Great. So where does that leave us? If we can’t compute reliability, perhaps the best we can do is to estimate it. Maybe we can get an estimate of the variability of the true scores. How do we do that? Remember our two observations, X1 and X2? We assume (using true score theory) that these two observations would be related to each other to the degree that they share true scores. So, let’s calculate the correlation between X1 and X2. Here’s a simple formula for the correlation:

$$ \frac{\textrm{covariance}(X_1,X_2)}{\textrm{sd}(X_1)\textrm{sd}(X_2)} $$

where the sd stands for the standard deviation (which is the square root of the variance). If we look carefully at this equation, we can see that the covariance, which simply measures the “shared” variance between measures must be an indicator of the variability of the true scores because the true scores in X1 and X2 are the only thing the two observations share! So, the top part is essentially an estimate of var(T) in this context. And, since the bottom part of the equation multiplies the standard deviation of one observation with the standard deviation of the same measure at another time, we would expect that these two values would be the same (it is the same measure we’re taking) and that this is essentially the same thing as squaring the standard deviation for either observation. But, the square of the standard deviation is the same thing as the variance of the measure. So, the bottom part of the equation becomes the variance of the measure (or var(X)). If you read this paragraph carefully, you should see that the correlation between two observations of the same measure is an estimate of reliability.

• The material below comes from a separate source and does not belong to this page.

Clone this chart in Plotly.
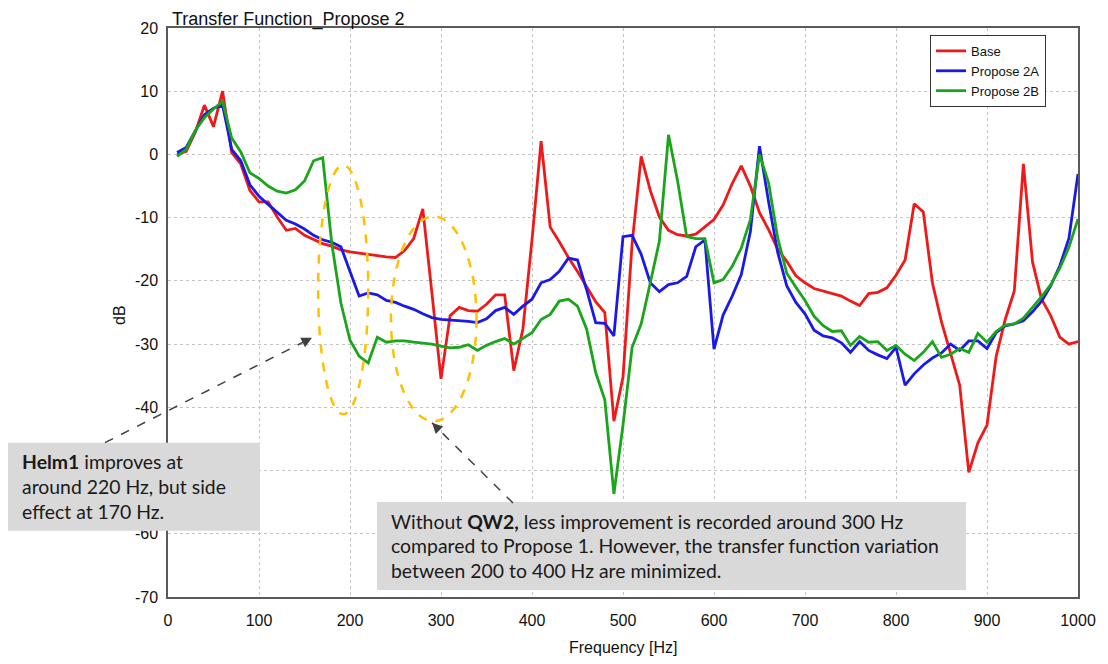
import plotly.graph_objects as go

# ---------------- data ----------------
freq_hz = [10, 20, 30, 40, 50, 60, 70, 80, 90, 100,
           110, 120, 130, 140, 150, 160, 170, 180, 190, 200,
           210, 220, 230, 240, 250, 260, 270, 280, 290, 300,
           310, 320, 330, 340, 350, 360, 370, 380, 390, 400,
           410, 420, 430, 440, 450, 460, 470, 480, 490, 500,
           510, 520, 530, 540, 550, 560, 570, 580, 590, 600,
           610, 620, 630, 640, 650, 660, 670, 680, 690, 700,
           710, 720, 730, 740, 750, 760, 770, 780, 790, 800,
           810, 820, 830, 840, 850, 860, 870, 880, 890, 900,
           910, 920, 930, 940, 950, 960, 970, 980, 990, 1000]

base_db = [0.0, 0.5, 3.5, 7.8, 4.4, 10.0, 0.3, -1.5, -5.7, -7.5,
           -7.5, -9.9, -12.0, -11.7, -12.8, -13.5, -14.1, -14.5, -15.1, -15.4,
           -15.6, -15.9, -16.0, -16.2, -16.3, -15.2, -13.3, -8.6, -21.9, -35.5,
           -25.5, -24.2, -24.7, -24.8, -23.7, -22.2, -22.2, -34.2, -27.6, -13.5,
           2.1, -11.5, -13.8, -16.3, -18.5, -21.0, -23.3, -25.0, -42.2, -35.2,
           -14.1, -0.3, -5.7, -9.9, -12.0, -12.7, -12.9, -12.6, -11.5, -10.3,
           -8.0, -4.6, -1.8, -5.0, -9.2, -11.9, -15.0, -16.9, -19.2, -20.3,
           -21.2, -21.6, -21.9, -22.4, -23.2, -23.9, -22.0, -21.8, -21.1, -19.1,
           -16.7, -7.8, -9.1, -20.3, -26.5, -31.5, -36.5, -50.3, -45.6, -42.8,
           -32.0, -26.1, -21.6, -1.5, -17.0, -22.9, -25.5, -28.9, -30.0, -29.6]

propose_2a_db = [0.3, 1.1, 3.7, 6.3, 7.3, 7.8, 0.8, -1.0, -4.8, -6.6,
                 -7.9, -9.2, -10.4, -11.0, -11.8, -12.8, -13.5, -13.9, -14.6, -18.5,
                 -22.4, -21.9, -22.2, -23.1, -23.4, -24.0, -24.5, -25.2, -25.8, -26.1,
                 -26.2, -26.2, -26.4, -26.6, -26.0, -24.7, -24.2, -25.3, -24.0, -22.9,
                 -20.3, -19.8, -18.5, -16.4, -16.7, -21.4, -26.6, -26.7, -28.7, -13.0,
                 -12.8, -15.8, -20.3, -21.7, -20.6, -20.3, -19.3, -14.6, -13.5, -30.8,
                 -25.4, -22.4, -19.0, -12.2, 1.3, -7.5, -15.5, -20.8, -23.4, -25.2,
                 -27.8, -28.7, -29.0, -29.8, -31.3, -29.6, -31.0, -31.7, -32.3, -30.5,
                 -36.5, -34.7, -33.3, -32.2, -31.4, -30.0, -31.0, -29.5, -29.5, -30.7,
                 -28.2, -27.1, -26.8, -26.3, -24.9, -23.2, -20.8, -17.6, -13.3, -3.1]

propose_2b_db = [-0.3, 0.8, 3.8, 5.8, 7.2, 8.4, 2.6, 0.4, -2.9, -3.8,
                 -5.0, -5.8, -6.1, -5.6, -4.2, -1.0, -0.5, -14.1, -23.5, -29.4,
                 -31.9, -33.0, -28.9, -29.7, -29.5, -29.5, -29.7, -29.8, -30.0, -30.3,
                 -30.6, -30.5, -30.1, -31.0, -30.2, -29.6, -29.1, -30.0, -29.1, -28.2,
                 -26.1, -25.3, -23.2, -22.9, -24.0, -27.6, -34.5, -38.8, -53.7, -42.8,
                 -30.5, -26.8, -20.3, -13.7, 3.1, -4.2, -13.0, -13.3, -13.3, -20.3,
                 -19.8, -17.7, -14.8, -10.3, 0.0, -4.5, -13.2, -18.8, -21.0, -23.1,
                 -25.6, -27.1, -28.0, -27.9, -30.2, -28.8, -29.7, -29.6, -31.0, -30.2,
                 -31.6, -32.6, -31.3, -29.6, -32.1, -31.6, -30.7, -31.3, -28.3, -29.7,
                 -28.0, -27.0, -26.8, -25.9, -24.2, -22.5, -20.6, -18.0, -14.7, -10.2]

series_names = ["Base", "Propose 2A", "Propose 2B"]
x_tick_vals = [0, 100, 200, 300, 400, 500, 600, 700, 800, 900, 1000]
y_tick_vals = [20, 10, 0, -10, -20, -30, -40, -50, -60, -70]
# the -50 label sits behind the "Helm1" note box in the original
y_tick_text = ["20", "10", "0", "-10", "-20", "-30", "-40", "", "-60", "-70"]

# highlighted regions (frequency span, dB span)
ellipse_hz = [(165, 220), (245, 339)]
ellipse_db = [(-41.1, -1.7), (-42.2, -9.8)]

# ---------------- layout constants ----------------
PAGE = 8                      # default body margin of the html page
W, H = 1108 - PAGE, 664 - PAGE
ML, MR, MT, MB = 168 - PAGE, 30, 22 - PAGE, 67
PW, PH = W - ML - MR, H - MT - MB
LEFT, BOTTOM = PAGE + ML, PAGE + MT + PH   # page pixel position of plot edges


def px(x):
    """page pixel x -> paper x"""
    return (x - LEFT) / PW


def py(y):
    """page pixel y -> paper y"""
    return (BOTTOM - y) / PH


colors = ["#ee1a1a", "#1a1ae6", "#1aa51a"]
tick_font = dict(family="Liberation Sans, Arial", size=16, color="#111111")
note_font = dict(family="Lato, Noto Sans", size=19.4, color="#1a1a1a")

fig = go.Figure()
for name, ys, c in zip(series_names, [base_db, propose_2a_db, propose_2b_db], colors):
    fig.add_trace(go.Scatter(x=freq_hz, y=ys, mode="lines", name=name,
                             line=dict(color=c, width=2.8)))

axis_common = dict(showgrid=True, gridcolor="#c4c4c4", griddash="dot", gridwidth=1,
                   showline=True, mirror=True, linecolor="#5a5a5a", linewidth=1.5,
                   ticks="outside", tickcolor="rgba(0,0,0,0)", zeroline=False,
                   tickfont=tick_font)

fig.update_layout(
    width=W, height=H,
    margin=dict(l=ML, r=MR, t=MT, b=MB),
    paper_bgcolor="white", plot_bgcolor="white",
    xaxis=dict(range=[0, 1000], tickvals=x_tick_vals, ticklen=8, **axis_common),
    yaxis=dict(range=[-70, 20], tickvals=y_tick_vals, ticktext=y_tick_text,
               ticklen=5, **axis_common),
    legend=dict(x=px(930), y=py(29), xanchor="left", yanchor="top",
                bgcolor="white", bordercolor="#333333", borderwidth=1,
                font=dict(family="Liberation Sans, Arial", size=13, color="#111111"),
                itemwidth=30, tracegroupgap=0),
)

shapes = []
for (x0, x1), (y0, y1) in zip(ellipse_hz, ellipse_db):
    shapes.append(dict(type="circle", xref="x", yref="y", x0=x0, x1=x1, y0=y0, y1=y1,
                       line=dict(color="#FFC000", width=2.5, dash="dash"), layer="above"))

# gray note boxes
shapes.append(dict(type="rect", xref="paper", yref="paper",
                   x0=px(8), x1=px(260), y0=py(530), y1=py(441),
                   fillcolor="#d9d9d9", line=dict(width=0), layer="above"))
shapes.append(dict(type="rect", xref="paper", yref="paper",
                   x0=px(377), x1=px(966), y0=py(590), y1=py(501),
                   fillcolor="#d9d9d9", line=dict(width=0), layer="above"))

# dashed arrow shafts
arrows = [((105, 441), (312, 335)), ((513, 502), (432, 421))]
for (tx, ty), (hx, hy) in arrows:
    shapes.append(dict(type="line", xref="paper", yref="paper",
                       x0=px(tx), y0=py(ty), x1=px(hx), y1=py(hy),
                       line=dict(color="#404040", width=1.5, dash="dash"), layer="above"))
fig.update_layout(shapes=shapes)

annotations = []
# arrow heads
for (tx, ty), (hx, hy) in arrows:
    dx, dy = tx - hx, ty - hy
    n = (dx * dx + dy * dy) ** 0.5
    annotations.append(dict(xref="paper", yref="paper", x=px(hx), y=py(hy), text="",
                            showarrow=True, arrowhead=2, arrowsize=1.4, arrowwidth=1.5,
                            arrowcolor="#404040", ax=dx / n * 10, ay=dy / n * 10,
                            standoff=0))

# title
annotations.append(dict(xref="paper", yref="paper", x=px(170), y=1, xanchor="left",
                        yanchor="bottom", yshift=-4, showarrow=False,
                        text="Transfer Function_Propose 2",
                        font=dict(family="Liberation Sans, Arial", size=18, color="#111111")))
# axis titles
annotations.append(dict(xref="paper", yref="paper", x=0.5, y=py(648), xanchor="center",
                        yanchor="middle", showarrow=False, text="Frequency [Hz]",
                        font=tick_font))
annotations.append(dict(xref="paper", yref="paper", x=px(120), y=py(312), xanchor="center",
                        yanchor="middle", showarrow=False, text="dB", textangle=-90,
                        font=tick_font))

note1 = ["<b>Helm1</b> improves at", "around 220 Hz, but side", "effect at 170 Hz."]
note1_y = [460, 485.7, 510.7]
for t, yy in zip(note1, note1_y):
    annotations.append(dict(xref="paper", yref="paper", x=px(20), y=py(yy), xanchor="left",
                            yanchor="middle", showarrow=False, text=t, font=note_font))

note2 = ["Without <b>QW2,</b> less improvement is recorded around 300 Hz",
         "compared to Propose 1. However, the transfer function variation",
         "between 200 to 400 Hz are minimized."]
note2_y = [520.7, 545, 570]
for t, yy in zip(note2, note2_y):
    annotations.append(dict(xref="paper", yref="paper", x=px(389), y=py(yy), xanchor="left",
                            yanchor="middle", showarrow=False, text=t, font=note_font))

fig.update_layout(annotations=annotations)

fig.write_html("out.html")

It’s time to reach some conclusions. We know from this discussion that we cannot calculate reliability because we cannot measure the true score component of an observation. But we also know that we can estimate the true score component as the covariance between two observations of the same measure. With that in mind, we can estimate the reliability as the correlation between two observations of the same measure. It turns out that there are several ways we can estimate this reliability correlation. These are discussed in Types of Reliability.

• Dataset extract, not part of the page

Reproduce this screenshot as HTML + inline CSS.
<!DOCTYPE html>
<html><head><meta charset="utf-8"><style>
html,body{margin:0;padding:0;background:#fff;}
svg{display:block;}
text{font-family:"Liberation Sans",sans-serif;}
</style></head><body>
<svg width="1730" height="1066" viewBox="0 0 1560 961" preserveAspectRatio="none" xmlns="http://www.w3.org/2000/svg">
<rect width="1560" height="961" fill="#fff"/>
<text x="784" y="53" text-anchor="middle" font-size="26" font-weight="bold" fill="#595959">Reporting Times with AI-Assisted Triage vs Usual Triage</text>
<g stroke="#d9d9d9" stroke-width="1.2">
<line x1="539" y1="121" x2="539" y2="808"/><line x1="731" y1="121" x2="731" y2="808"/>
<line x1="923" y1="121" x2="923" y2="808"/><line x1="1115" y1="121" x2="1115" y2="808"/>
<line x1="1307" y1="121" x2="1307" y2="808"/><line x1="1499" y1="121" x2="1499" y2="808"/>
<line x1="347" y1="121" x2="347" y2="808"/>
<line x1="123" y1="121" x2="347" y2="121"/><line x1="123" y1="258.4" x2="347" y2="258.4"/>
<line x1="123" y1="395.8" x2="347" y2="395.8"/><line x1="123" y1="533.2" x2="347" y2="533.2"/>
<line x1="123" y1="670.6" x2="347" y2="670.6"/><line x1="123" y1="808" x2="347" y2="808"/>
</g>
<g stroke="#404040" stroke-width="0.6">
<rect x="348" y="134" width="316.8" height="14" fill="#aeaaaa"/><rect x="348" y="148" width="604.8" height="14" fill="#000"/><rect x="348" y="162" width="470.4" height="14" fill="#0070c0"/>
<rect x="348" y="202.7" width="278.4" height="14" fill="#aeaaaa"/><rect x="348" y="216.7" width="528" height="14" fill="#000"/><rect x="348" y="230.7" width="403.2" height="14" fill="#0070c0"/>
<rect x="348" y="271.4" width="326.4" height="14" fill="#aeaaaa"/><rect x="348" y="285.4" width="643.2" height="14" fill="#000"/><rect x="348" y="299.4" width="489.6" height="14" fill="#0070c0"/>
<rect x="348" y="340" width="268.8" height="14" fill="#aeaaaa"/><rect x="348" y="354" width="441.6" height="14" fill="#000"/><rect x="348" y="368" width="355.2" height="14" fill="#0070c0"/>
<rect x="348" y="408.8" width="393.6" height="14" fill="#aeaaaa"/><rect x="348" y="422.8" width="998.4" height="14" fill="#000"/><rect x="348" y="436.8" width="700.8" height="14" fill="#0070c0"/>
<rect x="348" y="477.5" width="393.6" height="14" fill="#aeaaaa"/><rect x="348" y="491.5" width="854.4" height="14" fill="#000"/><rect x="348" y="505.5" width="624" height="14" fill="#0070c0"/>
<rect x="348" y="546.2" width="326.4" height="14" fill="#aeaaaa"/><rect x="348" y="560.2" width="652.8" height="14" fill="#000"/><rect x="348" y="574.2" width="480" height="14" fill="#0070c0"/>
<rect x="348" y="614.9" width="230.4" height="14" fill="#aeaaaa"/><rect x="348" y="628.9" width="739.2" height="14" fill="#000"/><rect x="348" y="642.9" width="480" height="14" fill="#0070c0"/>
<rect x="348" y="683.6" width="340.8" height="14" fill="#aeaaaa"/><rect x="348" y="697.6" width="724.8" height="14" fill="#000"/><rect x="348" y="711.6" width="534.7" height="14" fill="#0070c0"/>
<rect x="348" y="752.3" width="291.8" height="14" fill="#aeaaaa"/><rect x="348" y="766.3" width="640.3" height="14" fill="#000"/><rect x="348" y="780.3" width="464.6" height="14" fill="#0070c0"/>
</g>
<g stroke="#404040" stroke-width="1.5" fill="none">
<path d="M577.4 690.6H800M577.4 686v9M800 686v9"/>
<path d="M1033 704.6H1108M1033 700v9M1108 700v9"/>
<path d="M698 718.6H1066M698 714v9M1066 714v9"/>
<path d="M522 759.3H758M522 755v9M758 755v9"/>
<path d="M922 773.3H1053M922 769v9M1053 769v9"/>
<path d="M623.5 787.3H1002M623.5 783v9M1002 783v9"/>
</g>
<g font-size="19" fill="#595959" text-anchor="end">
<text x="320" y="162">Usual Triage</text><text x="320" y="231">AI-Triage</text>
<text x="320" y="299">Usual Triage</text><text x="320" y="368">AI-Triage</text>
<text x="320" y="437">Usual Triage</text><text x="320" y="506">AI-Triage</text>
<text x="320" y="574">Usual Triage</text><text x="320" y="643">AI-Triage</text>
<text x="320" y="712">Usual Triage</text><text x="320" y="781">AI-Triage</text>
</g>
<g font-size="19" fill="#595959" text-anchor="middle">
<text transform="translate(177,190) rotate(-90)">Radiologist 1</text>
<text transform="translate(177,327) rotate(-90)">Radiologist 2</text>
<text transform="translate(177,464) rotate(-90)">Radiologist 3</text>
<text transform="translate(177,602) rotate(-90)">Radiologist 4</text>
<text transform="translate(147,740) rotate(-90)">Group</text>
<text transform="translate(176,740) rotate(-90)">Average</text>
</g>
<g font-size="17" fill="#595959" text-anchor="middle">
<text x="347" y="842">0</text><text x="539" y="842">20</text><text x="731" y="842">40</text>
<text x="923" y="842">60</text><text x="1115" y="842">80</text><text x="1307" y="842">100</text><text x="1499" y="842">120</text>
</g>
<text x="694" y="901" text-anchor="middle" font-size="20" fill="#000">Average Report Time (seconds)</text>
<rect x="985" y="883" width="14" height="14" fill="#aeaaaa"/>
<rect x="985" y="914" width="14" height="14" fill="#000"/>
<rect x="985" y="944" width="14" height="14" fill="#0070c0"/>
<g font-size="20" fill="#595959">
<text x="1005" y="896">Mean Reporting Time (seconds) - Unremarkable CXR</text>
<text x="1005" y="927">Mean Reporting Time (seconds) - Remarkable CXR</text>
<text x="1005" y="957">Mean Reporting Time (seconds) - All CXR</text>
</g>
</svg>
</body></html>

There’s only one other issue I want to address here. How big is an estimate of reliability? To figure this out, let’s go back to the equation given earlier:

$$ \frac{\textrm{var}(T)}{\textrm{var}(X)} $$

and remember that because X = T + e, we can substitute in the bottom of the ratio:

$$ \frac{\textrm{var}(T)}{\textrm{var}(T)+\textrm{var}(e)} $$

With this slight change, we can easily determine the range of a reliability estimate. If a measure is perfectly reliable, there is no error in measurement – everything we observe is true score. Therefore, for a perfectly reliable measure, the equation would reduce to:

$$ \frac{\textrm{var}(T)}{\textrm{var}(T)} = 1 $$

Now, if we have a perfectly unreliable measure, there is no true score – the measure is entirely error. In this case, the equation would reduce to:

$$ \frac{0}{\textrm{var}(e)} = 0 $$

From this we know that reliability will always range between 0 and 1. The value of a reliability estimate tells us the proportion of variability in the measure attributable to the true score. A reliability of .5 means that about half of the variance of the observed score is attributable to truth and half is attributable to error. A reliability of .8 means the variability is about 80% true ability and 20% error. And so on.